--- START MATERIAL ---

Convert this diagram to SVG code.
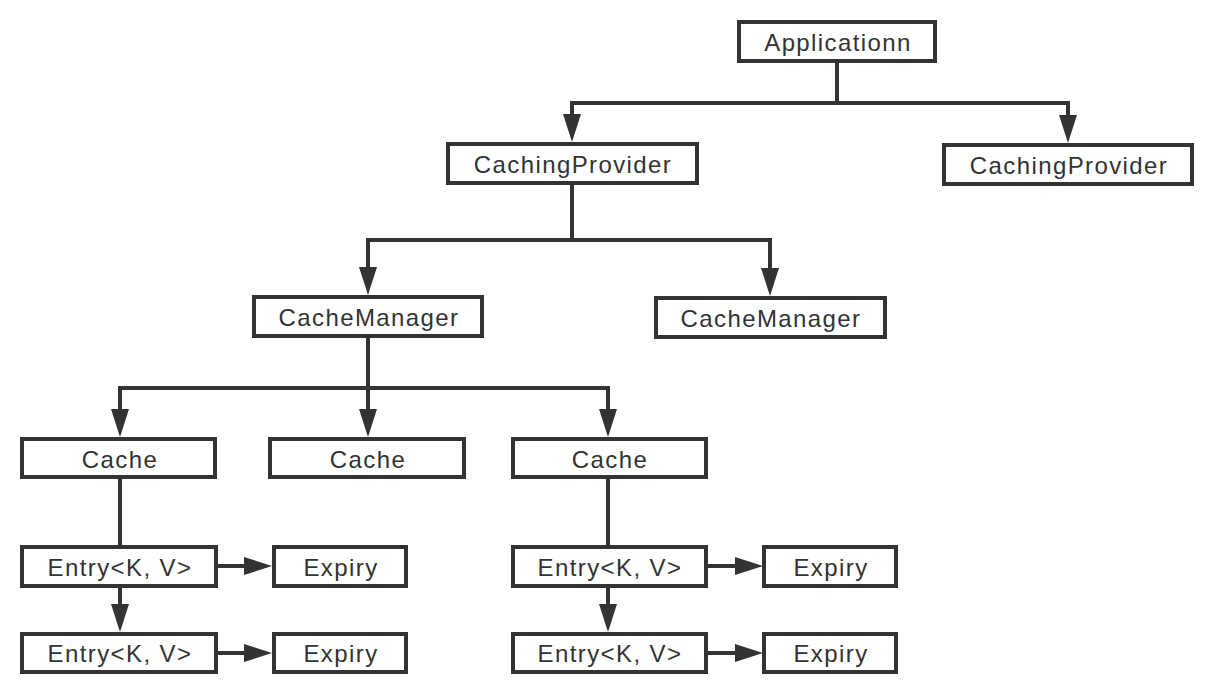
<svg xmlns="http://www.w3.org/2000/svg" width="1210" height="694" viewBox="0 0 1210 694">
<defs>
<style>
.box{fill:#fff;stroke:#333;stroke-width:4}
.lbl{font-family:"Liberation Sans",Arial,sans-serif;font-size:24px;letter-spacing:1.4px;fill:#333;text-anchor:middle}
.ln{fill:none;stroke:#333;stroke-width:4}
.ar{fill:none;stroke:#333;stroke-width:4;marker-end:url(#ah)}
</style>
<marker id="ah" markerUnits="userSpaceOnUse" markerWidth="28" markerHeight="18" refX="8" refY="9" orient="auto" viewBox="0 0 28 18">
<path d="M0,0 L28,9 L0,18 z" fill="#333"/>
</marker>
</defs>
<rect width="1210" height="694" fill="#fff"/>
<g id="connectors">
<path class="ln" d="M837,63 V103 M572,103 H1068"/>
<path class="ar" d="M572,101 V122"/>
<path class="ar" d="M1068,101 V123"/>
<path class="ln" d="M572,185 V240 M368,240 H770"/>
<path class="ar" d="M368,238 V275"/>
<path class="ar" d="M770,238 V276"/>
<path class="ln" d="M368,337 V388 M120,388 H608"/>
<path class="ar" d="M120,386 V417"/>
<path class="ar" d="M368,388 V417"/>
<path class="ar" d="M608,386 V417"/>
<path class="ln" d="M120,477 V546"/>
<path class="ln" d="M608,477 V546"/>
<path class="ar" d="M120,586 V612"/>
<path class="ar" d="M608,586 V612"/>
<path class="ar" d="M217,566 H252"/>
<path class="ar" d="M217,653 H252"/>
<path class="ar" d="M707,566 H743"/>
<path class="ar" d="M707,653 H743"/>
</g>
<g id="app"><rect class="box" x="739" y="22" width="196" height="39"/><text class="lbl" x="838" y="51">Applicationn</text></g>
<g id="cp1"><rect class="box" x="448" y="144" width="249" height="39"/><text class="lbl" x="573" y="173">CachingProvider</text></g>
<g id="cp2"><rect class="box" x="944" y="145" width="248" height="39"/><text class="lbl" x="1069" y="174">CachingProvider</text></g>
<g id="cm1"><rect class="box" x="254" y="297" width="228" height="39"/><text class="lbl" x="369" y="326">CacheManager</text></g>
<g id="cm2"><rect class="box" x="656" y="298" width="229" height="39"/><text class="lbl" x="771" y="327">CacheManager</text></g>
<g id="cache1"><rect class="box" x="22" y="439" width="193" height="38"/><text class="lbl" x="120" y="468">Cache</text></g>
<g id="cache2"><rect class="box" x="270" y="439" width="194" height="38"/><text class="lbl" x="368" y="468">Cache</text></g>
<g id="cache3"><rect class="box" x="513" y="439" width="193" height="38"/><text class="lbl" x="610" y="468">Cache</text></g>
<g id="entry1"><rect class="box" x="22" y="547" width="194" height="39"/><text class="lbl" x="120" y="576">Entry&lt;K, V&gt;</text></g>
<g id="expiry1"><rect class="box" x="274" y="547" width="132" height="39"/><text class="lbl" x="341" y="576">Expiry</text></g>
<g id="entry2"><rect class="box" x="22" y="634" width="194" height="38"/><text class="lbl" x="120" y="662">Entry&lt;K, V&gt;</text></g>
<g id="expiry2"><rect class="box" x="274" y="634" width="132" height="38"/><text class="lbl" x="341" y="662">Expiry</text></g>
<g id="entry3"><rect class="box" x="513" y="547" width="193" height="39"/><text class="lbl" x="610" y="576">Entry&lt;K, V&gt;</text></g>
<g id="expiry3"><rect class="box" x="764" y="547" width="132" height="39"/><text class="lbl" x="831" y="576">Expiry</text></g>
<g id="entry4"><rect class="box" x="513" y="634" width="193" height="38"/><text class="lbl" x="610" y="662">Entry&lt;K, V&gt;</text></g>
<g id="expiry4"><rect class="box" x="764" y="634" width="132" height="38"/><text class="lbl" x="831" y="662">Expiry</text></g>
</svg>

--- END MATERIAL ---

> [BRIEF]: Print out the whole of the material word for word, without pictures.

> [SOLUTION]:
Convert this diagram to SVG code.
<svg xmlns="http://www.w3.org/2000/svg" width="1210" height="694" viewBox="0 0 1210 694">
<defs>
<style>
.box{fill:#fff;stroke:#333;stroke-width:4}
.lbl{font-family:"Liberation Sans",Arial,sans-serif;font-size:24px;letter-spacing:1.4px;fill:#333;text-anchor:middle}
.ln{fill:none;stroke:#333;stroke-width:4}
.ar{fill:none;stroke:#333;stroke-width:4;marker-end:url(#ah)}
</style>
<marker id="ah" markerUnits="userSpaceOnUse" markerWidth="28" markerHeight="18" refX="8" refY="9" orient="auto" viewBox="0 0 28 18">
<path d="M0,0 L28,9 L0,18 z" fill="#333"/>
</marker>
</defs>
<rect width="1210" height="694" fill="#fff"/>
<g id="connectors">
<path class="ln" d="M837,63 V103 M572,103 H1068"/>
<path class="ar" d="M572,101 V122"/>
<path class="ar" d="M1068,101 V123"/>
<path class="ln" d="M572,185 V240 M368,240 H770"/>
<path class="ar" d="M368,238 V275"/>
<path class="ar" d="M770,238 V276"/>
<path class="ln" d="M368,337 V388 M120,388 H608"/>
<path class="ar" d="M120,386 V417"/>
<path class="ar" d="M368,388 V417"/>
<path class="ar" d="M608,386 V417"/>
<path class="ln" d="M120,477 V546"/>
<path class="ln" d="M608,477 V546"/>
<path class="ar" d="M120,586 V612"/>
<path class="ar" d="M608,586 V612"/>
<path class="ar" d="M217,566 H252"/>
<path class="ar" d="M217,653 H252"/>
<path class="ar" d="M707,566 H743"/>
<path class="ar" d="M707,653 H743"/>
</g>
<g id="app"><rect class="box" x="739" y="22" width="196" height="39"/><text class="lbl" x="838" y="51">Applicationn</text></g>
<g id="cp1"><rect class="box" x="448" y="144" width="249" height="39"/><text class="lbl" x="573" y="173">CachingProvider</text></g>
<g id="cp2"><rect class="box" x="944" y="145" width="248" height="39"/><text class="lbl" x="1069" y="174">CachingProvider</text></g>
<g id="cm1"><rect class="box" x="254" y="297" width="228" height="39"/><text class="lbl" x="369" y="326">CacheManager</text></g>
<g id="cm2"><rect class="box" x="656" y="298" width="229" height="39"/><text class="lbl" x="771" y="327">CacheManager</text></g>
<g id="cache1"><rect class="box" x="22" y="439" width="193" height="38"/><text class="lbl" x="120" y="468">Cache</text></g>
<g id="cache2"><rect class="box" x="270" y="439" width="194" height="38"/><text class="lbl" x="368" y="468">Cache</text></g>
<g id="cache3"><rect class="box" x="513" y="439" width="193" height="38"/><text class="lbl" x="610" y="468">Cache</text></g>
<g id="entry1"><rect class="box" x="22" y="547" width="194" height="39"/><text class="lbl" x="120" y="576">Entry&lt;K, V&gt;</text></g>
<g id="expiry1"><rect class="box" x="274" y="547" width="132" height="39"/><text class="lbl" x="341" y="576">Expiry</text></g>
<g id="entry2"><rect class="box" x="22" y="634" width="194" height="38"/><text class="lbl" x="120" y="662">Entry&lt;K, V&gt;</text></g>
<g id="expiry2"><rect class="box" x="274" y="634" width="132" height="38"/><text class="lbl" x="341" y="662">Expiry</text></g>
<g id="entry3"><rect class="box" x="513" y="547" width="193" height="39"/><text class="lbl" x="610" y="576">Entry&lt;K, V&gt;</text></g>
<g id="expiry3"><rect class="box" x="764" y="547" width="132" height="39"/><text class="lbl" x="831" y="576">Expiry</text></g>
<g id="entry4"><rect class="box" x="513" y="634" width="193" height="38"/><text class="lbl" x="610" y="662">Entry&lt;K, V&gt;</text></g>
<g id="expiry4"><rect class="box" x="764" y="634" width="132" height="38"/><text class="lbl" x="831" y="662">Expiry</text></g>
</svg>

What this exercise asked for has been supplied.